Day Of The Cheetah
- First edition
- Author: Dale Brown
- Language: English
- Subject: Air Combat, Espionage
- Published: Dutton
- Publication place: United States
- Media type: Hardcovers, paperback
- ISBN: 978-0-425-12043-9
- OCLC: 21708047
- Preceded by: Sky Masters
- Followed by: Shadows Of Steel

= Day of the Cheetah =

1989 novel written by Dale Brown

Day of the Cheetah is a 1989 technothriller novel written by former US Air Force officer Dale Brown. It is part of Brown's Patrick McLanahan series of novels. A number of key characters were killed in Day of the Cheetah, only to reappear in later books, as when DotC was first written, Brown did not intend to write any further books in the series. Some parts of the plot were passively referenced in Brown's 1991 novel Sky Masters, which is set two years before most of the events in Cheetah.

==Premise==
Set in the then-future of 1996, Day of the Cheetah details the story of US Air Force pilot Kenneth Francis James, who is actually a Soviet KGB deep-cover agent assigned to the US High-Technology Aerospace Weapons Center (HAWC) at Groom Lake. His job at the secret base involves testing the highly advanced XF-34 Dreamstar, which is equipped with a thought-control interface.

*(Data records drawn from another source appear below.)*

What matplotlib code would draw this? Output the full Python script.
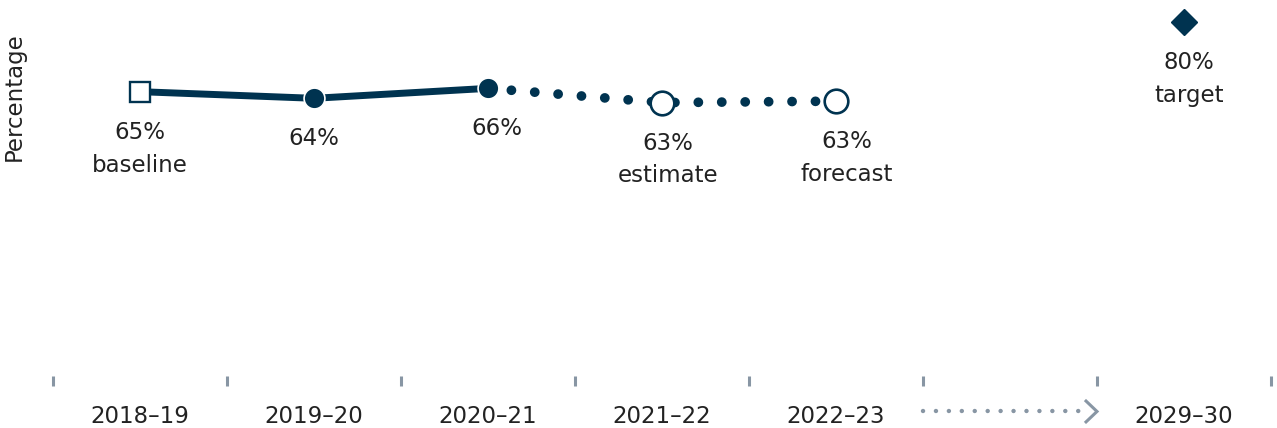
import numpy as np
import matplotlib
matplotlib.use("Agg")
import matplotlib.pyplot as plt

# data
periods = ["2018–19", "2019–20", "2020–21", "2021–22", "2022–23", "", "2029–30"]
actual_x = [0, 1, 2]
actual_y = [65.4, 64.0, 66.1]
proj_x = [2, 3, 4]
proj_y = [66.1, 63.1, 63.4]
target_x = 6
target_y = 80.0
labels = ["65%\nbaseline", "64%", "66%", "63%\nestimate", "63%\nforecast"]
target_label = "80%\ntarget"

navy = "#003350"
grey = "#8896a4"
txt = "#222222"

plt.rcParams['font.family'] = ['DejaVu Sans']
plt.rcParams['font.size'] = 16.5

fig = plt.figure(figsize=(12.77, 4.28), dpi=100)
ax = fig.add_axes([53 / 1277, 1 - 386 / 428, (1271 - 53) / 1277, 386 / 428])
ax.set_xlim(-0.5, 6.5)
ax.set_ylim(3.43, 84.7)
for s in ax.spines.values():
    s.set_visible(False)

# solid part
ax.plot(actual_x, actual_y, color=navy, lw=5, solid_capstyle='butt', zorder=2)
# dotted projection
ax.plot(proj_x, proj_y, color=navy, lw=7, linestyle=(0, (0.01, 2.4)),
        dash_capstyle='round', zorder=2)

# markers
ax.plot(actual_x[0], actual_y[0], marker='s', ms=15, mfc='white', mec=navy, mew=1.7,
        zorder=3)
ax.plot(actual_x[1:], actual_y[1:], 'o', ms=15, mfc=navy, mec='white', mew=1.2,
        zorder=3)
ax.plot(proj_x[1:], proj_y[1:], 'o', ms=17, mfc='white', mec=navy, mew=1.9, zorder=3)
ax.plot(target_x, target_y, 'D', ms=13.5, color=navy, zorder=3)

# value labels
all_x = actual_x + proj_x[1:]
all_y = actual_y + proj_y[1:]
dxs = [0, 0, 9, 6, 11]
for x, y, lab, dx in zip(all_x, all_y, labels, dxs):
    ax.annotate(lab, (x, y), xytext=(dx, -29), textcoords='offset pixels',
                ha='center', va='top', color=txt, linespacing=1.55)
ax.annotate(target_label, (target_x, target_y), xytext=(5, -29),
            textcoords='offset pixels', ha='center', va='top', color=txt,
            linespacing=1.55)

# axis ticks
ax.set_yticks([])
ax.set_xticks(range(len(periods)))
ax.set_xticklabels(periods, color=txt)
ax.tick_params(axis='x', which='major', length=0, pad=13.5)
ax.set_xticks(np.arange(-0.5, 7, 1), minor=True)
ax.tick_params(axis='x', which='minor', direction='in', length=7.2, width=2.2,
               color=grey)

ax.set_ylabel("Percentage", color=txt)
ax.yaxis.set_label_coords(-0.0225, 0.75)

# gap arrow between 2022-23 and 2029-30
tr = ax.get_xaxis_transform()
ax.plot([4.5, 5.43], [-0.066, -0.066], transform=tr, clip_on=False, color=grey,
        lw=3.2, linestyle=(0, (0.01, 2.9)), dash_capstyle='round')
ax.plot([5.437, 5.5, 5.437], [-0.039, -0.066, -0.093], transform=tr, clip_on=False,
        color=grey, lw=2.2, solid_joinstyle='miter')

fig.savefig("out.png", dpi=100)
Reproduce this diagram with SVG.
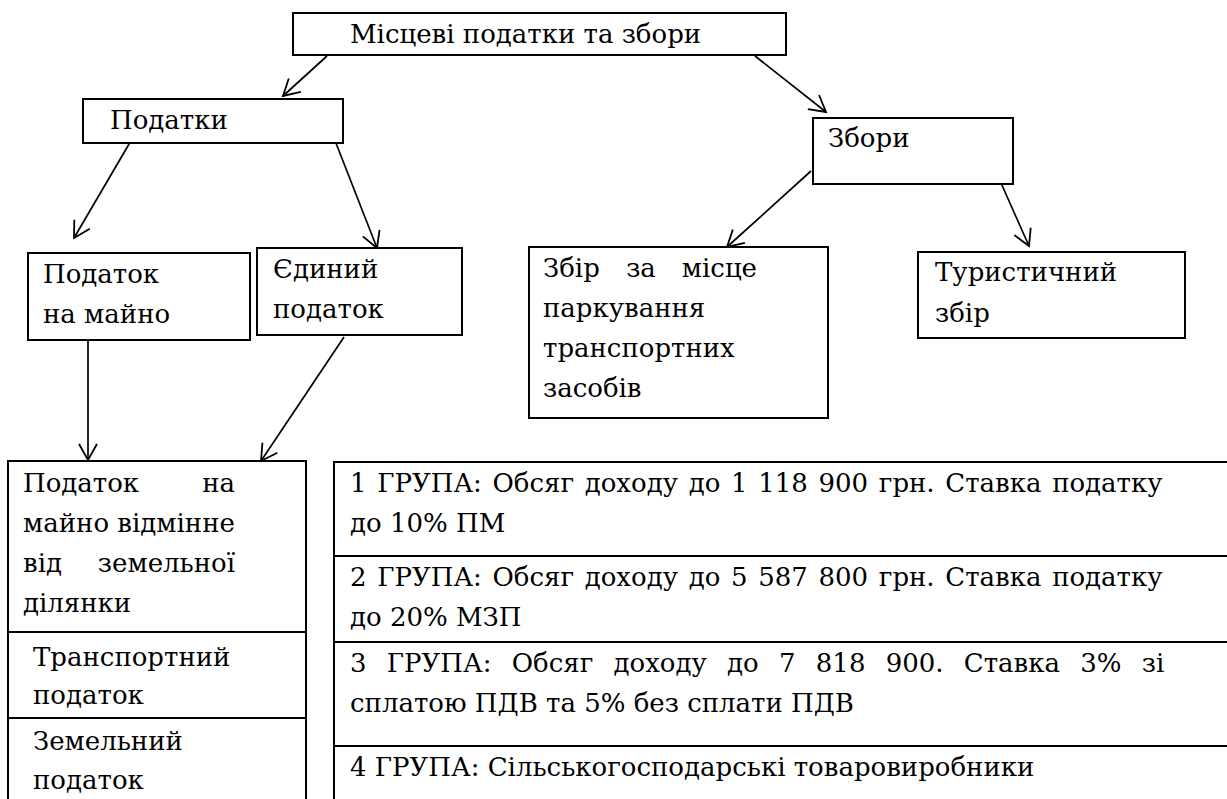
<svg xmlns="http://www.w3.org/2000/svg" width="1227" height="799" viewBox="0 0 1227 799">
<style>
  .box { fill: #fff; stroke: #000; stroke-width: 2; }
  .ln { stroke: #000; stroke-width: 2; fill: none; }
  text { font-family: 'DejaVu Serif', 'Liberation Serif', serif; font-size: 26px; fill: #000; }
  .con { stroke: #000; stroke-width: 1.7; fill: none; marker-end: url(#ah); }
</style>
<defs>
  <marker id="ah" markerUnits="userSpaceOnUse" markerWidth="22" markerHeight="22" viewBox="-18 -11 20 22" refX="0" refY="0" orient="auto">
    <path d="M-16,-9 L0,0 L-16,9" stroke="#000" stroke-width="1.8" fill="none"/>
  </marker>
</defs>
<rect width="1227" height="799" fill="#fff"/>

<g id="connectors">
  <line class="con" x1="327" y1="56" x2="283" y2="96"/>
  <line class="con" x1="755" y1="56" x2="826" y2="112"/>
  <line class="con" x1="132" y1="139" x2="74" y2="238"/>
  <line class="con" x1="334" y1="138" x2="377" y2="248"/>
  <line class="con" x1="811" y1="171" x2="727" y2="247"/>
  <line class="con" x1="1001" y1="183" x2="1029" y2="246"/>
  <line class="con" x1="88" y1="337" x2="88" y2="460"/>
  <line class="con" x1="344" y1="337" x2="261" y2="461"/>
</g>

<g id="root">
  <rect class="box" x="293" y="13" width="493" height="42"/>
  <text x="350" y="43">Місцеві податки та збори</text>
</g>

<g id="podatky">
  <rect class="box" x="83" y="99" width="260" height="44"/>
  <text x="110" y="129">Податки</text>
</g>

<g id="zbory">
  <rect class="box" x="813" y="118" width="200" height="66"/>
  <text x="828" y="147">Збори</text>
</g>

<g id="podatok-na-maino">
  <rect class="box" x="28" y="253" width="222" height="87"/>
  <text x="43" y="283">Податок</text>
  <text x="43" y="323">на майно</text>
</g>

<g id="yedynyi">
  <rect class="box" x="257" y="248" width="205" height="87"/>
  <text x="273" y="278">Єдиний</text>
  <text x="273" y="318">податок</text>
</g>

<g id="zbir-parkuvannia">
  <rect class="box" x="529" y="247" width="299" height="171"/>
  <text x="543" y="277">Збір</text>
  <text x="641" y="277" text-anchor="middle">за</text>
  <text x="757" y="277" text-anchor="end">місце</text>
  <text x="543" y="317">паркування</text>
  <text x="543" y="357">транспортних</text>
  <text x="543" y="397">засобів</text>
</g>

<g id="turystychnyi">
  <rect class="box" x="918" y="252" width="267" height="86"/>
  <text x="935" y="281">Туристичний</text>
  <text x="935" y="322">збір</text>
</g>

<g id="podatky-list">
  <path class="ln" d="M8,812 V461 H306 V812 M8,632 H306 M8,718 H306"/>
  <text x="23" y="492">Податок</text>
  <text x="235" y="492" text-anchor="end">на</text>
  <text x="23" y="532">майно відмінне</text>
  <text x="23" y="572">від</text>
  <text x="235" y="572" text-anchor="end">земельної</text>
  <text x="23" y="612">ділянки</text>
  <text x="33" y="666">Транспортний</text>
  <text x="33" y="704">податок</text>
  <text x="33" y="750">Земельний</text>
  <text x="33" y="789">податок</text>
</g>

<g id="grupy">
  <path class="ln" d="M334,812 V462 H1240 M334,556 H1240 M334,642 H1240 M334,746 H1240"/>
  <text x="350" y="492" word-spacing="2.4">1 ГРУПА: Обсяг доходу до 1 118 900 грн. Ставка податку</text>
  <text x="350" y="532">до 10% ПМ</text>
  <text x="350" y="586" word-spacing="2.4">2 ГРУПА: Обсяг доходу до 5 587 800 грн. Ставка податку</text>
  <text x="350" y="626">до 20% МЗП</text>
  <text x="350" y="672" word-spacing="12">3 ГРУПА: Обсяг доходу до 7 818 900. Ставка 3% зі</text>
  <text x="350" y="712">сплатою ПДВ та 5% без сплати ПДВ</text>
  <text x="350" y="776">4 ГРУПА: Сільськогосподарські товаровиробники</text>
</g>
</svg>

James hijacks the fighter, causing Patrick McLanahan and the rest of the HAWC crew to try to recover or destroy the plane before it reaches the USSR. The Cheetah mentioned in the novel is the XF-15F Cheetah, which is an experimental service version of the real-life F-15 S/MTD, often used as the Dreamstar's chase plane. The Dreamstar is recovered after a number of aerial dogfights over Arizona, the Caribbean, and Costa Rica, but the fallout generated by the incident forces the closure of HAWC.

==Reception==
Reviewer Newgate Callendar in the New York Times said the novel "puts us in the cockpit" and "gives us quite a ride." He praised the flying sequences, but said otherwise it was a "standard Big Book with a very large cast of stereotypes." Day of the Cheetah was Brown's first best seller as a hardcover edition, following two previous paperback bestsellers. It reached number five on the New York Times paperback fiction best seller list in June 1990.